Der Einsatz sowie vor allem die Konsequenzen des Einsatzes von Künstlicher Intelligenz sorgen in der Film- und Fernsehbranche für immer mehr Besorgnis, allen voran natürlich unter denen, deren Jobs unmittelbar davon betroffen sind: den Synchronsprechern. Um ein Zeichen zu setzen und auf die Gefahren von KI hinzuweisen, hat heute der Verband Deutscher Sprecher:innen e.V. (VDS) ein Video mit der Botschaft "Schützen wir die künstlerische, nicht die künstliche Intelligenz" veröffentlicht.
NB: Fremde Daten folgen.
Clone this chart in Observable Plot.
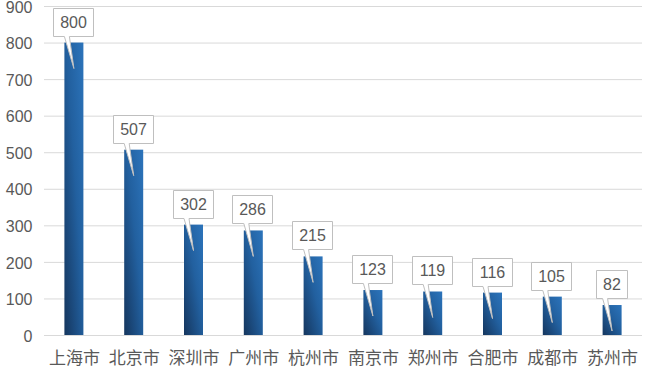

Mit dem Aufruf möchte der VDS das Bewusstsein der Zuschauer und der zuständigen Institutionen für die Risiken schärfen, die durch den Einsatz von Künstlicher Intelligenz in den Bereichen Film, Fernsehen und anderen audiovisuellen Medien verbunden sind. Insbesondere soll auf die Gefahren aufmerksam gemacht werden, wenn menschliche Stimmen durch KI-generierte Stimmen ersetzt werden, denen es an Empathie, emotionaler Tiefe und kulturellem Kontext fehlt.
Der VDS informiert darüber, dass sich immer mehr Sprecher gegen die unkontrollierte und illegale Nutzung ihrer Stimmen wehren und sich für den Erhalt der Qualität von menschengemachten Kunstwerken einsetzen. Gleichzeitig will der Verband auch die Konsumenten dazu ermutigen, den Kampf um eine größere Aufmerksamkeit von Seiten der Regierung, der zuständigen Institutionen und der Europäischen Union zu unterstützen. Eine ganz konkrete Forderung betrifft die Synchronarbeit und Übertragung fremdsprachiger Werke ins Deutsche: Es müssen laut VDS Maßnahmen ergriffen werden, um einen Beruf zu schützen, der fremdsprachige Figuren und Geschichten zum Leben erweckt und die Werke für alle barrierefrei erlebbar macht. Aus diesem Grund beteiligen sich zahlreiche bekannte Stimmen an der Videobotschaft des VDS, in der sie "Nein" zu einer Welt sagen, in der künstlerischer Ausdruck von einer gefühllosen Maschine ersetzt und in den Schatten gestellt werden soll.
In dem Video erklären die beteiligten Sprecher: Wir alle sollen bald eine Computerstimme bekommen. Und dann müsst ihr euch Filme ansehen mit künstlichen Stimmen von Robotern. Und diese Roboter wurden mit unseren Stimmen trainiert, ohne unsere Zustimmung, auf illegale Weise. Und weiter. Eine Welt, in der der künstlerische Ausdruck durch eine gefühllose Maschine ersetzt wird, wollen wir nicht. Die Sprecher fordern die zuständigen Institutionen dazu auf, sie und jegliche Kunstform zu schützen, und bitten auch die Zuschauer um Unterstützung. Lasst euch nicht nehmen, was ihr liebt: Fesselnde Filme mit Stimmen von echten Menschen mit echten Gefühlen.
Schon vor einigen Tagen ging auf dem sozialen Netzwerk TikTok ein anderes Video viral, in dem sich Sprecher Sven Plate zusammen mit einigen weiteren Kollegen gegen jeglichen Einsatz von KI im Synchrongeschäft starkmacht:
Schauspielerin Collien Ulmen-Fernandes erläuterte vor einigen Wochen im TV Wunschliste-Interview: Die KI kann beides sein, Werkzeug und Waffe. Aber genau deswegen, weil sie eben auch Waffe sein kann, ist es so wichtig, dass wir unsere Waffengesetze verschärfen. Wir müssen jetzt die Rahmenbedingungen festlegen, wie wir als Menschen mit der KI kooperieren wollen. Das ist der entscheidende Punkt. (zum kompletten Interview)
Der Widerstand gegen den Einsatz von KI in der Film- und Fernsehindustrie nimmt immer mehr Fahrt auf. Vor einigen Wochen sorgte MagentaTV für Aufruhr, als dort die Serie "Murderesses" veröffentlicht wurde, deren deutsche Synchronfassung mit Künstlicher Intelligenz erstellt wurde. Die Kritik an dem mangelhaften Ergebnis sorgte dafür, dass MagentaTV die Serie daraufhin offline nahm (TV Wunschliste berichtete). Nichtsdestotrotz kündigte Prime Video jüngst ein Pilotprogramm zur KI-Synchronisation lizenzierter Filme und Serien an, mit deren Hilfe Produktionen synchronisiert werden sollen, für die in manchen Ländern und Regionen bisher keine Synchronfassung verfügbar ist und eine professionelle Synchronisation als zu teuer betrachtet wird.